(Task prompt) Transcribe all of the records word for word, but omit the pictures.

(Materials provided)
━━━
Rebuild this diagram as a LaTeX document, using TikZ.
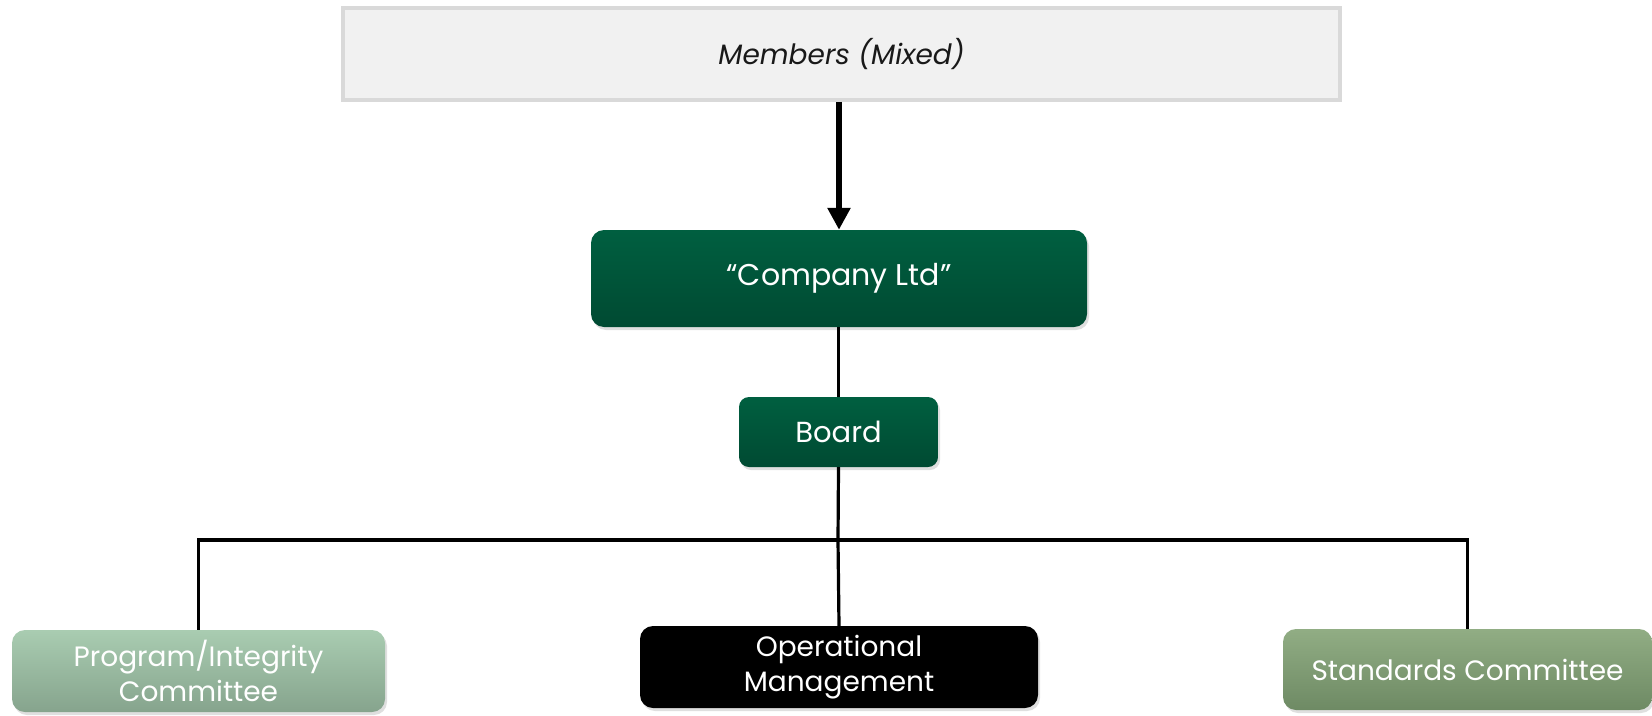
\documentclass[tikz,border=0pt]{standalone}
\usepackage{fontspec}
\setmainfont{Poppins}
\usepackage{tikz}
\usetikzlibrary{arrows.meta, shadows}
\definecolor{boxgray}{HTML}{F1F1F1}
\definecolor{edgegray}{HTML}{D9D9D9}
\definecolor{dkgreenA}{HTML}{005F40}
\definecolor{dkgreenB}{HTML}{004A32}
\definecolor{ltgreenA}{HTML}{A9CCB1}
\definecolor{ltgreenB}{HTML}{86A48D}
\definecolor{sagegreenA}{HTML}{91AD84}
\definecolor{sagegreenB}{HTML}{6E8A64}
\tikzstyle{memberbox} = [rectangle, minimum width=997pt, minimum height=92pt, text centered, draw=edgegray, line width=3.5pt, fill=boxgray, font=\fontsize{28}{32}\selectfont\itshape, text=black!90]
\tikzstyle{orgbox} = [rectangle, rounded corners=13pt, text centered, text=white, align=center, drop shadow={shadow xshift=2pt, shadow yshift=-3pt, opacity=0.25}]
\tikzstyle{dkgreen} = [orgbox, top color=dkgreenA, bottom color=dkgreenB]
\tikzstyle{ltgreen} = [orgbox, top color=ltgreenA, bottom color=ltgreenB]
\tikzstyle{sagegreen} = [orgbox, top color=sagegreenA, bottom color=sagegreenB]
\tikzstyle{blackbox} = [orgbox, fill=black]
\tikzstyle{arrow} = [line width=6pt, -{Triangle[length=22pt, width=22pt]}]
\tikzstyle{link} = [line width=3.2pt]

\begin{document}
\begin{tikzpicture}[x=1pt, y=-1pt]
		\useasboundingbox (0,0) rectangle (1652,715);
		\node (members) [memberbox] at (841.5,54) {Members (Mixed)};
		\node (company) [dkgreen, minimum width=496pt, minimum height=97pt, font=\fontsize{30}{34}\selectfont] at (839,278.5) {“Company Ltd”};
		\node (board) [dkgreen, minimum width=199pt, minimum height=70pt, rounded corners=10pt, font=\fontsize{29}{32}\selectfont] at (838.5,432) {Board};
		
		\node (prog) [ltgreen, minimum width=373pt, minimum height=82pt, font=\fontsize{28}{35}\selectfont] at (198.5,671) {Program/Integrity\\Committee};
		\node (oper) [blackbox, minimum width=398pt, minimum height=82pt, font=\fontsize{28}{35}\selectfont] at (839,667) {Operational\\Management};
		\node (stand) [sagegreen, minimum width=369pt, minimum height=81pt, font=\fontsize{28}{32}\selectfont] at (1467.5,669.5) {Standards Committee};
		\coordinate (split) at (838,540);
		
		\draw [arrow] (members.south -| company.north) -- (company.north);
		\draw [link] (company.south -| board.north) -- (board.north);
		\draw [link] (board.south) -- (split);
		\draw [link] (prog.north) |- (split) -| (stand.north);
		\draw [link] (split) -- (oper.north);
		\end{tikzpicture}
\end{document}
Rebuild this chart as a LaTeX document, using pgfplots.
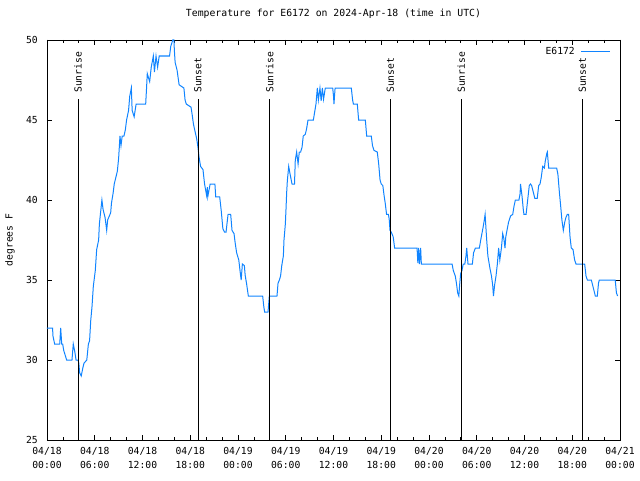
━━━
(Response for this exercise)
Rebuild this diagram as a LaTeX document, using TikZ.
\documentclass[tikz,border=0pt]{standalone}
\usepackage{fontspec}
\setmainfont{Poppins}
\usepackage{tikz}
\usetikzlibrary{arrows.meta, shadows}
\definecolor{boxgray}{HTML}{F1F1F1}
\definecolor{edgegray}{HTML}{D9D9D9}
\definecolor{dkgreenA}{HTML}{005F40}
\definecolor{dkgreenB}{HTML}{004A32}
\definecolor{ltgreenA}{HTML}{A9CCB1}
\definecolor{ltgreenB}{HTML}{86A48D}
\definecolor{sagegreenA}{HTML}{91AD84}
\definecolor{sagegreenB}{HTML}{6E8A64}
\tikzstyle{memberbox} = [rectangle, minimum width=997pt, minimum height=92pt, text centered, draw=edgegray, line width=3.5pt, fill=boxgray, font=\fontsize{28}{32}\selectfont\itshape, text=black!90]
\tikzstyle{orgbox} = [rectangle, rounded corners=13pt, text centered, text=white, align=center, drop shadow={shadow xshift=2pt, shadow yshift=-3pt, opacity=0.25}]
\tikzstyle{dkgreen} = [orgbox, top color=dkgreenA, bottom color=dkgreenB]
\tikzstyle{ltgreen} = [orgbox, top color=ltgreenA, bottom color=ltgreenB]
\tikzstyle{sagegreen} = [orgbox, top color=sagegreenA, bottom color=sagegreenB]
\tikzstyle{blackbox} = [orgbox, fill=black]
\tikzstyle{arrow} = [line width=6pt, -{Triangle[length=22pt, width=22pt]}]
\tikzstyle{link} = [line width=3.2pt]

\begin{document}
\begin{tikzpicture}[x=1pt, y=-1pt]
		\useasboundingbox (0,0) rectangle (1652,715);
		\node (members) [memberbox] at (841.5,54) {Members (Mixed)};
		\node (company) [dkgreen, minimum width=496pt, minimum height=97pt, font=\fontsize{30}{34}\selectfont] at (839,278.5) {“Company Ltd”};
		\node (board) [dkgreen, minimum width=199pt, minimum height=70pt, rounded corners=10pt, font=\fontsize{29}{32}\selectfont] at (838.5,432) {Board};
		
		\node (prog) [ltgreen, minimum width=373pt, minimum height=82pt, font=\fontsize{28}{35}\selectfont] at (198.5,671) {Program/Integrity\\Committee};
		\node (oper) [blackbox, minimum width=398pt, minimum height=82pt, font=\fontsize{28}{35}\selectfont] at (839,667) {Operational\\Management};
		\node (stand) [sagegreen, minimum width=369pt, minimum height=81pt, font=\fontsize{28}{32}\selectfont] at (1467.5,669.5) {Standards Committee};
		\coordinate (split) at (838,540);
		
		\draw [arrow] (members.south -| company.north) -- (company.north);
		\draw [link] (company.south -| board.north) -- (board.north);
		\draw [link] (board.south) -- (split);
		\draw [link] (prog.north) |- (split) -| (stand.north);
		\draw [link] (split) -- (oper.north);
		\end{tikzpicture}
\end{document}
Rebuild this chart as a LaTeX document, using pgfplots.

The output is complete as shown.